The following situation presents the goal-scoring moment with Hernandez, Rebic, and Calhanoglu involved in the passing triangle down the left flank. Franck Kessié and Ismael Bennacer did a good job inviting Napoli’s midfield higher up the pitch, thus dragging them out of positions which created space for Milan’s trio.
The following heat map and average player positions’ map supports our discussion above. A clear inclination towards the left side is noticeable in both graphics.
Despite two goals from Ibrahimovic, Hernandez was Milan’s most prevalent asset in attack. The French left-back had 72 touches, made 42 passes, of which 10 were final third passes, with a completion rate of 81% and also completed 3 dribbles.

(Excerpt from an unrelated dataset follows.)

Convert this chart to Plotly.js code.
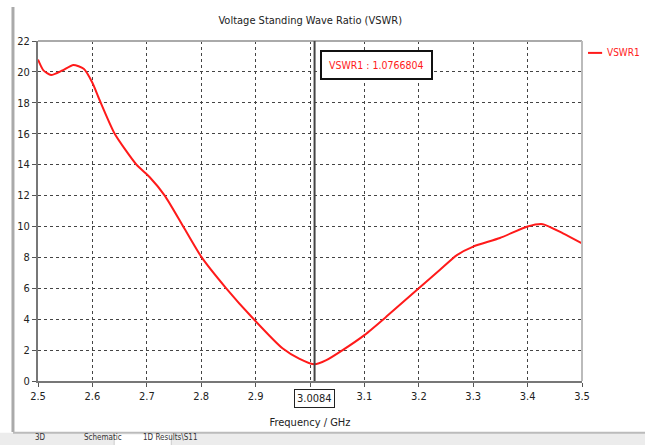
<!DOCTYPE html>
<html>
<head>
<meta charset="utf-8">
<script src="https://cdn.plot.ly/plotly-3.0.1.min.js"></script>
<style>
html,body{margin:0;padding:0;background:#fff;}
#chart{width:645px;height:445px;}
#chart text{font-stretch:condensed !important;}
</style>
</head>
<body>
<div id="chart"></div>
<script>
// Data
const freqGHz = [2.5, 2.51, 2.524, 2.545, 2.565, 2.584, 2.6, 2.613, 2.641, 2.681, 2.705, 2.733, 2.767, 2.8, 2.846, 2.895, 2.95, 2.98, 3.0084, 3.03, 3.06, 3.1, 3.14, 3.2, 3.239, 3.27, 3.3, 3.349, 3.4, 3.428, 3.465, 3.5];
const vswr1   = [20.8, 20.1, 19.8, 20.1, 20.45, 20.2, 19.3, 18.2, 16.0, 14.0, 13.2, 12.0, 10.0, 8.05, 6.0, 4.06, 2.1, 1.45, 1.077, 1.35, 2.0, 2.97, 4.15, 6.0, 7.2, 8.15, 8.7, 9.25, 10.0, 10.15, 9.55, 8.9];
const xTickVals = [2.5, 2.6, 2.7, 2.8, 2.9, 3.0, 3.1, 3.2, 3.3, 3.4, 3.5];
const xTickText = ['2.5', '2.6', '2.7', '2.8', '2.9', '', '3.1', '3.2', '3.3', '3.4', '3.5'];
const yTickVals = [0, 2, 4, 6, 8, 10, 12, 14, 16, 18, 20, 22];
const markerFreq = 3.0084;
const markerLabel = 'VSWR1 : 1.0766804';
const seriesName = 'VSWR1';
const chartTitle = 'Voltage Standing Wave Ratio (VSWR)';
const xTitle = 'Frequency / GHz';
const tabs = ['3D', 'Schematic', '1D Results\\S11'];

const FONT = '"DejaVu Sans Condensed", "DejaVu Sans", sans-serif';
const RED = '#ff1a1a';

const trace = {
  x: freqGHz, y: vswr1, type: 'scatter', mode: 'lines', name: seriesName,
  line: {color: RED, width: 2, shape: 'spline', smoothing: 0.6}
};

const layout = {
  width: 645, height: 445,
  margin: {l: 38, r: 63, t: 41, b: 64, autoexpand: false},
  paper_bgcolor: '#ffffff', plot_bgcolor: '#ffffff',
  font: {family: FONT, size: 11, color: '#222'},
  title: {text: chartTitle, x: 0.481, xanchor: 'center', y: 0.955, yanchor: 'middle', font: {family: FONT, size: 11, color: '#222'}},
  showlegend: false,
  xaxis: {
    range: [2.5, 3.5], tickvals: xTickVals, ticktext: xTickText,
    showgrid: true, gridcolor: '#444', griddash: 'dot', gridwidth: 1,
    showline: true, linecolor: '#777', linewidth: 2, zeroline: false,
    ticks: 'outside', ticklen: 4, tickcolor: '#555',
    tickfont: {family: FONT, size: 11, color: '#222'},
    title: {text: xTitle, font: {family: FONT, size: 11, color: '#222'}, standoff: 16}
  },
  yaxis: {
    range: [0, 22], tickvals: yTickVals,
    showgrid: true, gridcolor: '#444', griddash: 'dot', gridwidth: 1,
    showline: true, linecolor: '#777', linewidth: 2, zeroline: false,
    ticks: 'outside', ticklen: 4, tickcolor: '#555',
    tickfont: {family: FONT, size: 11, color: '#222'}
  },
  shapes: [
    {type: 'line', xref: 'paper', yref: 'paper', x0: 0, x1: 1, y0: 1, y1: 1, line: {color: '#aaa', width: 2}},
    {type: 'line', xref: 'paper', yref: 'paper', x0: 1, x1: 1, y0: 0, y1: 1, line: {color: '#bbb', width: 2}},
    {type: 'line', xref: 'x', yref: 'paper', x0: markerFreq, x1: markerFreq, y0: 0, y1: 1, line: {color: '#444', width: 2}},
    {type: 'line', xref: 'paper', yref: 'paper', x0: -0.046, x1: -0.046, y0: -0.15, y1: 1.1, line: {color: '#aaa', width: 3}},
    {type: 'rect', xref: 'paper', yref: 'paper', x0: -0.08, x1: 1.2, y0: -0.2, y1: -0.152, fillcolor: '#ececec', line: {width: 0}},
    {type: 'line', xref: 'paper', yref: 'paper', x0: -0.046, x1: 1.2, y0: -0.152, y1: -0.152, line: {color: '#bbb', width: 2}},
    {type: 'rect', xref: 'paper', yref: 'paper', x0: 0.14, x1: 0.245, y0: -0.2, y1: -0.155, fillcolor: '#ffffff', line: {color: '#ccc', width: 1}},
    // legend sample line
    {type: 'line', xref: 'paper', yref: 'paper', x0: 1.011, x1: 1.037, y0: 0.965, y1: 0.965, line: {color: RED, width: 2}}
  ],
  annotations: [
    {xref: 'paper', yref: 'paper', x: 1.042, xanchor: 'left', y: 0.965, yanchor: 'middle', text: seriesName, showarrow: false,
     font: {family: FONT, size: 10, color: RED}},
    {xref: 'x', yref: 'y', x: 3.019, xanchor: 'left', y: 20.45, text: markerLabel, showarrow: false,
     font: {family: FONT, size: 10.5, color: RED}, bordercolor: '#111', borderwidth: 2, borderpad: 7, bgcolor: '#fff'},
    {xref: 'x', yref: 'paper', x: markerFreq, y: -0.025, yanchor: 'top', text: '3.0084', showarrow: false,
     font: {family: FONT, size: 11, color: '#222'}, bordercolor: '#222', borderwidth: 1, borderpad: 2, bgcolor: '#fff'},
    {xref: 'paper', yref: 'paper', x: -0.01, y: -0.185, text: tabs[0], showarrow: false, font: {family: FONT, size: 8, color: '#333'}},
    {xref: 'paper', yref: 'paper', x: 0.08, y: -0.185, text: tabs[1], showarrow: false, font: {family: FONT, size: 8, color: '#333'}},
    {xref: 'paper', yref: 'paper', x: 0.19, y: -0.185, text: tabs[2], showarrow: false, font: {family: FONT, size: 8, color: '#333'}}
  ]
};

Plotly.newPlot('chart', [trace], layout, {displayModeBar: false, staticPlot: true});
</script>
</body>
</html>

As expected, Napoli were going to have most of the ball; thus, Milan had sharpened their other tool – deadly counterattacks. Both the second and third goals were scored from quick offensive transitions, with Napoli’s midfield completely cut out.

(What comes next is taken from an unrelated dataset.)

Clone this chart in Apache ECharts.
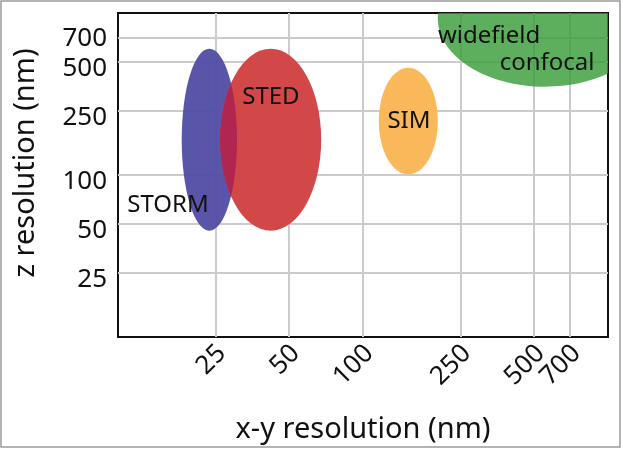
<!DOCTYPE html>
<html>
<head>
<meta charset="utf-8">
<script src="https://cdn.jsdelivr.net/npm/echarts@6/dist/echarts.min.js"></script>
<style>html,body{margin:0;padding:0;background:#fff}#c{width:623px;height:449px}</style>
</head>
<body>
<div id="c"></div>
<script>
// Tick values (nm) for both log axes
const xTicks = [25, 50, 100, 250, 500, 700];
const yTicks = [25, 50, 100, 250, 500, 700];

// Ellipse extents: [xMin, xMax, zMin, zMax] in nm
const techniques = ['STORM', 'STED', 'SIM', 'widefield confocal'];
const xyMin = [18.2, 26.1, 116, 202];
const xyMax = [30.6, 67.5, 202, 1514];
const zMin  = [45.3, 45.3, 101, 351];
const zMax  = [601, 601, 460, 2460];

// Text labels and their anchor positions (nm)
const labelTexts = ['STORM', 'STED', 'SIM', 'widefield', 'confocal'];
const labelX = [16.0, 42.1, 154, 327, 564];
const labelY = [65.5, 301, 214, 723, 493];

const fills = ['rgba(80,76,164,0.95)', '#d24848', '#f9b95b', 'rgba(52,154,52,0.8)'];
const overlapFill = '#b02650';
const FONT = '"Noto Sans", "Open Sans", sans-serif';

// x tick labels are split over two identical axes so that the close,
// rotated 500 / 700 labels are both kept
const xTicksA = xTicks.filter((_, i) => i % 2 === 0);
const xTicksB = xTicks.filter((_, i) => i % 2 === 1);

function ellipseShape(api, a, b, c, d) {
  const p0 = api.coord([a, c]);
  const p1 = api.coord([b, d]);
  return {
    cx: (p0[0] + p1[0]) / 2,
    cy: (p0[1] + p1[1]) / 2,
    rx: Math.abs(p1[0] - p0[0]) / 2,
    ry: Math.abs(p1[1] - p0[1]) / 2
  };
}

const ellipseData = techniques.map((t, i) => ({ name: t, value: [xyMin[i], xyMax[i], zMin[i], zMax[i], i] }));
// overlap of STORM (0) and STED (1)
const overlapData = [[xyMin[0], xyMax[0], zMin[0], zMax[0], xyMin[1], xyMax[1], zMin[1], zMax[1]]];
const labelData = labelTexts.map((t, i) => ({ name: t, value: [labelX[i], labelY[i]] }));

const xLabelStyle = {
  rotate: 45, margin: 6, verticalAlign: 'top',
  interval: 0, hideOverlap: false,
  fontSize: 26, lineHeight: 18, color: '#111', fontFamily: FONT
};

const chart = echarts.init(document.getElementById('c'), null, { renderer: 'canvas' });
chart.setOption({
  animation: false,
  backgroundColor: '#fff',
  graphic: [{
    type: 'rect', z: -10,
    shape: { x: 1, y: 1, width: 619, height: 446 },
    style: { fill: 'none', stroke: '#9a9a9a', lineWidth: 1.5 }
  }],
  grid: {
    left: 118, top: 13, right: 15, bottom: 110,
    show: true, borderColor: '#111', borderWidth: 2, backgroundColor: 'transparent'
  },
  xAxis: [{
    type: 'log', logBase: 10, min: 10, max: 1000, position: 'bottom',
    name: 'x-y resolution (nm)', nameLocation: 'middle', nameGap: 78,
    nameTextStyle: { fontSize: 29, color: '#111', fontFamily: FONT },
    axisLine: { show: false },
    axisTick: { show: false, customValues: xTicks },
    splitLine: { show: true, lineStyle: { color: '#cbcbcb', width: 2 } },
    axisLabel: Object.assign({ customValues: xTicksA }, xLabelStyle)
  }, {
    type: 'log', logBase: 10, min: 10, max: 1000, position: 'bottom', offset: 0,
    axisLine: { show: false },
    axisTick: { show: false, customValues: xTicksB },
    splitLine: { show: false },
    axisLabel: Object.assign({ customValues: xTicksB }, xLabelStyle)
  }],
  yAxis: {
    type: 'log', logBase: 10, min: 10, max: 1000,
    name: 'z resolution (nm)', nameLocation: 'middle', nameGap: 78,
    nameTextStyle: { fontSize: 29, color: '#111', fontFamily: FONT, padding: [0, 0, 0, 24] },
    axisLine: { show: false },
    axisTick: { show: false, customValues: yTicks },
    splitLine: { show: true, lineStyle: { color: '#cbcbcb', width: 2 } },
    axisLabel: {
      customValues: yTicks, margin: 11, interval: 0, hideOverlap: false,
      formatter: v => (v === 700 ? '{a|' + v + '}' : '{b|' + v + '}'),
      rich: {
        a: { fontSize: 26, color: '#111', fontFamily: FONT },
        b: { fontSize: 26, color: '#111', fontFamily: FONT, padding: [14, 0, 0, 0] }
      }
    }
  },
  series: [
    {
      type: 'custom', name: 'ellipses', clip: true, xAxisIndex: 0,
      encode: { x: [0, 1], y: [2, 3] },
      data: ellipseData,
      renderItem: function (params, api) {
        const i = api.value(4);
        return {
          type: 'ellipse',
          shape: ellipseShape(api, api.value(0), api.value(1), api.value(2), api.value(3)),
          style: { fill: fills[i] }
        };
      }
    },
    {
      type: 'custom', name: 'overlap', clip: true, xAxisIndex: 0,
      encode: { x: [0, 1], y: [2, 3] },
      data: overlapData,
      renderItem: function (params, api) {
        const a = ellipseShape(api, api.value(0), api.value(1), api.value(2), api.value(3));
        const b = ellipseShape(api, api.value(4), api.value(5), api.value(6), api.value(7));
        return {
          type: 'group',
          clipPath: { type: 'ellipse', shape: b },
          children: [{ type: 'ellipse', shape: a, style: { fill: overlapFill } }]
        };
      }
    },
    {
      type: 'custom', name: 'labels', clip: false, xAxisIndex: 0,
      encode: { x: 0, y: 1 },
      data: labelData,
      renderItem: function (params, api) {
        const p = api.coord([api.value(0), api.value(1)]);
        return {
          type: 'text', x: p[0], y: p[1],
          style: {
            text: labelTexts[params.dataIndex], fill: '#111',
            font: '24px ' + FONT, align: 'center', verticalAlign: 'middle'
          }
        };
      }
    }
  ]
});
</script>
</body>
</html>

In the example below, we can see Milan’s swift transition play after Napoli had lost the ball deep into the offensive half. Bakayoko is Napoli’s only center-midfield player left in this situation, and with a very high line from the home side, a combination of Calhanoglu, Rebic, and Ibramovic was able to take the advantage of it.
After Mertens pulled one back for Napoli, Milan’s tactics became quite obvious and understandable – to preserve a 2-1 lead. Daniele Bonera told his side to retrieve into a low/mid defensive block with both substitutes Lorenzo Colombo (no. 29) and Jens Petter Hauge (no. 15) given clear instructions to stay high and wide in order to catch Napoli on the break.
Shot Map of Both Teams
xG (expected goals): Napoli 1.97 – 2.53 Milan
Result: Napoli 1 – 3 Milan
It was another rather typical game of football where one team was more superior on the ball (Napoli) but could not quite find the cutting edge. On the other hand, a more pragmatic approach and perfect game management from Milan seemed to have paid the highest dividends.